◆ **INSTRUCTIONS TO FOLLOW**:
Reproduce each line of the material exactly, minus any picture.

◆ **DATA SEGMENT**:
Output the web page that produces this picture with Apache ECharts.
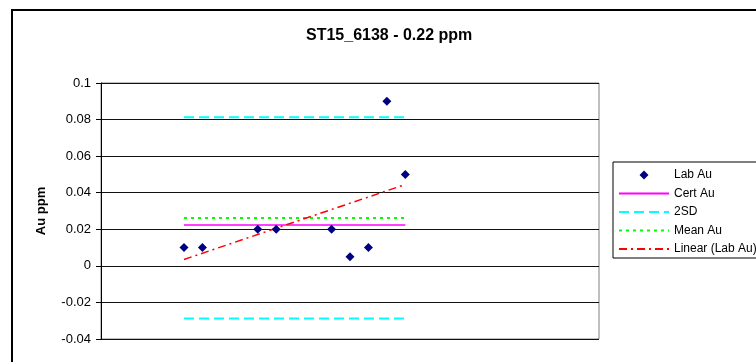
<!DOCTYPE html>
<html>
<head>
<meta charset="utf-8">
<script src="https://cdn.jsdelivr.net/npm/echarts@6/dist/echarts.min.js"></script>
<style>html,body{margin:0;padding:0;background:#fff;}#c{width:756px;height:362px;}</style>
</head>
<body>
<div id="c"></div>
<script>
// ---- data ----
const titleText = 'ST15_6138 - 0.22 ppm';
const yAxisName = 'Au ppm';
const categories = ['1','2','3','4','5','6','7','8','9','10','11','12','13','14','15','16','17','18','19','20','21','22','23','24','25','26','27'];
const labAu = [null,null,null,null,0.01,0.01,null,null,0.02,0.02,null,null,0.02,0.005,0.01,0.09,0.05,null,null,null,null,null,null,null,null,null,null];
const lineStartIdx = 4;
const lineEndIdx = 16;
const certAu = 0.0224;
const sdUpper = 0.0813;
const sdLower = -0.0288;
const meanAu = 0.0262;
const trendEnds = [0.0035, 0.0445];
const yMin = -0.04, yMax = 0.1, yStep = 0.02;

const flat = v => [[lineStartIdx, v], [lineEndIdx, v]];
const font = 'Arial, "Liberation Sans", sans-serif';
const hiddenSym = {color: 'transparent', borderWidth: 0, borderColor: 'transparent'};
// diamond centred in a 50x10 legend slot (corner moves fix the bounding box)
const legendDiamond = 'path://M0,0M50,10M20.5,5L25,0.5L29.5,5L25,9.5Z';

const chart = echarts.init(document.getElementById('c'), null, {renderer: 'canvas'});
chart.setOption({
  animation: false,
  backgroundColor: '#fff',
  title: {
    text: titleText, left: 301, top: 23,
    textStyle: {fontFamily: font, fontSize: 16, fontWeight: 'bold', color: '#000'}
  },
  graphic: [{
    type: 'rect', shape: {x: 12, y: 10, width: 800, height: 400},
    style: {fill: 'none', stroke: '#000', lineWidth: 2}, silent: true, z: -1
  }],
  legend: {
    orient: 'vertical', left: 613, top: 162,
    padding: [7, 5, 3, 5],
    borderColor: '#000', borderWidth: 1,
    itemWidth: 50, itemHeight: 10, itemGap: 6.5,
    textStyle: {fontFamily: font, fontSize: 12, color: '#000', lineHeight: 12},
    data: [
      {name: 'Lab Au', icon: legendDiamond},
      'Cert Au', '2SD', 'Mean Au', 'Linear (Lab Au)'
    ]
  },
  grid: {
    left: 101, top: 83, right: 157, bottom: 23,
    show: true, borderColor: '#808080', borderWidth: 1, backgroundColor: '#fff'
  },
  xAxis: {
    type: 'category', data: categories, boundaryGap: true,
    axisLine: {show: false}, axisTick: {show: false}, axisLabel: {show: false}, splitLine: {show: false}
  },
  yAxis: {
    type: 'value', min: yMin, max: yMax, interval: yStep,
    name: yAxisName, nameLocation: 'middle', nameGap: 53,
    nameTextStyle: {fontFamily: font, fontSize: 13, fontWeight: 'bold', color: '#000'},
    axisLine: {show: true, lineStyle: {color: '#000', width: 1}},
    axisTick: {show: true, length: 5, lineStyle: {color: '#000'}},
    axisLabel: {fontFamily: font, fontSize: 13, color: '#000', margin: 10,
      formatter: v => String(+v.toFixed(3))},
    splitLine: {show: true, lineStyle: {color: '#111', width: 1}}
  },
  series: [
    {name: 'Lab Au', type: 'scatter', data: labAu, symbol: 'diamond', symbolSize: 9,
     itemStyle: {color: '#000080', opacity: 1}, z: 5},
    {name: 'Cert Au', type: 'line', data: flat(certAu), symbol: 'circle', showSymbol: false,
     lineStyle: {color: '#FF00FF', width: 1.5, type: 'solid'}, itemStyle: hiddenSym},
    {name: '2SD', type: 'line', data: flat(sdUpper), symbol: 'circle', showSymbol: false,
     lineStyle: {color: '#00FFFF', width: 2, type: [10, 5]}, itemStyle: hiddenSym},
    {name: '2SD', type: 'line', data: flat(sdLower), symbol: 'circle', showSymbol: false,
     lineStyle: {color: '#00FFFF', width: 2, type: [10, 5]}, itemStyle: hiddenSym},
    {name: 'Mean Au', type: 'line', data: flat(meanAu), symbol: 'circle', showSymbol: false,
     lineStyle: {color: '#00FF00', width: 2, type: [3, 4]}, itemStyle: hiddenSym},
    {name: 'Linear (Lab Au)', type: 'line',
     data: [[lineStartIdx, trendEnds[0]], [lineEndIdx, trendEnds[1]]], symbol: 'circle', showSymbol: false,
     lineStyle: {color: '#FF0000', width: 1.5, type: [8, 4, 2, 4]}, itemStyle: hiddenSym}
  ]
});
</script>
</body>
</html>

◆ **THE REPLY**:
Output the web page that produces this picture with Apache ECharts.
<!DOCTYPE html>
<html>
<head>
<meta charset="utf-8">
<script src="https://cdn.jsdelivr.net/npm/echarts@6/dist/echarts.min.js"></script>
<style>html,body{margin:0;padding:0;background:#fff;}#c{width:756px;height:362px;}</style>
</head>
<body>
<div id="c"></div>
<script>
// ---- data ----
const titleText = 'ST15_6138 - 0.22 ppm';
const yAxisName = 'Au ppm';
const categories = ['1','2','3','4','5','6','7','8','9','10','11','12','13','14','15','16','17','18','19','20','21','22','23','24','25','26','27'];
const labAu = [null,null,null,null,0.01,0.01,null,null,0.02,0.02,null,null,0.02,0.005,0.01,0.09,0.05,null,null,null,null,null,null,null,null,null,null];
const lineStartIdx = 4;
const lineEndIdx = 16;
const certAu = 0.0224;
const sdUpper = 0.0813;
const sdLower = -0.0288;
const meanAu = 0.0262;
const trendEnds = [0.0035, 0.0445];
const yMin = -0.04, yMax = 0.1, yStep = 0.02;

const flat = v => [[lineStartIdx, v], [lineEndIdx, v]];
const font = 'Arial, "Liberation Sans", sans-serif';
const hiddenSym = {color: 'transparent', borderWidth: 0, borderColor: 'transparent'};
// diamond centred in a 50x10 legend slot (corner moves fix the bounding box)
const legendDiamond = 'path://M0,0M50,10M20.5,5L25,0.5L29.5,5L25,9.5Z';

const chart = echarts.init(document.getElementById('c'), null, {renderer: 'canvas'});
chart.setOption({
  animation: false,
  backgroundColor: '#fff',
  title: {
    text: titleText, left: 301, top: 23,
    textStyle: {fontFamily: font, fontSize: 16, fontWeight: 'bold', color: '#000'}
  },
  graphic: [{
    type: 'rect', shape: {x: 12, y: 10, width: 800, height: 400},
    style: {fill: 'none', stroke: '#000', lineWidth: 2}, silent: true, z: -1
  }],
  legend: {
    orient: 'vertical', left: 613, top: 162,
    padding: [7, 5, 3, 5],
    borderColor: '#000', borderWidth: 1,
    itemWidth: 50, itemHeight: 10, itemGap: 6.5,
    textStyle: {fontFamily: font, fontSize: 12, color: '#000', lineHeight: 12},
    data: [
      {name: 'Lab Au', icon: legendDiamond},
      'Cert Au', '2SD', 'Mean Au', 'Linear (Lab Au)'
    ]
  },
  grid: {
    left: 101, top: 83, right: 157, bottom: 23,
    show: true, borderColor: '#808080', borderWidth: 1, backgroundColor: '#fff'
  },
  xAxis: {
    type: 'category', data: categories, boundaryGap: true,
    axisLine: {show: false}, axisTick: {show: false}, axisLabel: {show: false}, splitLine: {show: false}
  },
  yAxis: {
    type: 'value', min: yMin, max: yMax, interval: yStep,
    name: yAxisName, nameLocation: 'middle', nameGap: 53,
    nameTextStyle: {fontFamily: font, fontSize: 13, fontWeight: 'bold', color: '#000'},
    axisLine: {show: true, lineStyle: {color: '#000', width: 1}},
    axisTick: {show: true, length: 5, lineStyle: {color: '#000'}},
    axisLabel: {fontFamily: font, fontSize: 13, color: '#000', margin: 10,
      formatter: v => String(+v.toFixed(3))},
    splitLine: {show: true, lineStyle: {color: '#111', width: 1}}
  },
  series: [
    {name: 'Lab Au', type: 'scatter', data: labAu, symbol: 'diamond', symbolSize: 9,
     itemStyle: {color: '#000080', opacity: 1}, z: 5},
    {name: 'Cert Au', type: 'line', data: flat(certAu), symbol: 'circle', showSymbol: false,
     lineStyle: {color: '#FF00FF', width: 1.5, type: 'solid'}, itemStyle: hiddenSym},
    {name: '2SD', type: 'line', data: flat(sdUpper), symbol: 'circle', showSymbol: false,
     lineStyle: {color: '#00FFFF', width: 2, type: [10, 5]}, itemStyle: hiddenSym},
    {name: '2SD', type: 'line', data: flat(sdLower), symbol: 'circle', showSymbol: false,
     lineStyle: {color: '#00FFFF', width: 2, type: [10, 5]}, itemStyle: hiddenSym},
    {name: 'Mean Au', type: 'line', data: flat(meanAu), symbol: 'circle', showSymbol: false,
     lineStyle: {color: '#00FF00', width: 2, type: [3, 4]}, itemStyle: hiddenSym},
    {name: 'Linear (Lab Au)', type: 'line',
     data: [[lineStartIdx, trendEnds[0]], [lineEndIdx, trendEnds[1]]], symbol: 'circle', showSymbol: false,
     lineStyle: {color: '#FF0000', width: 1.5, type: [8, 4, 2, 4]}, itemStyle: hiddenSym}
  ]
});
</script>
</body>
</html>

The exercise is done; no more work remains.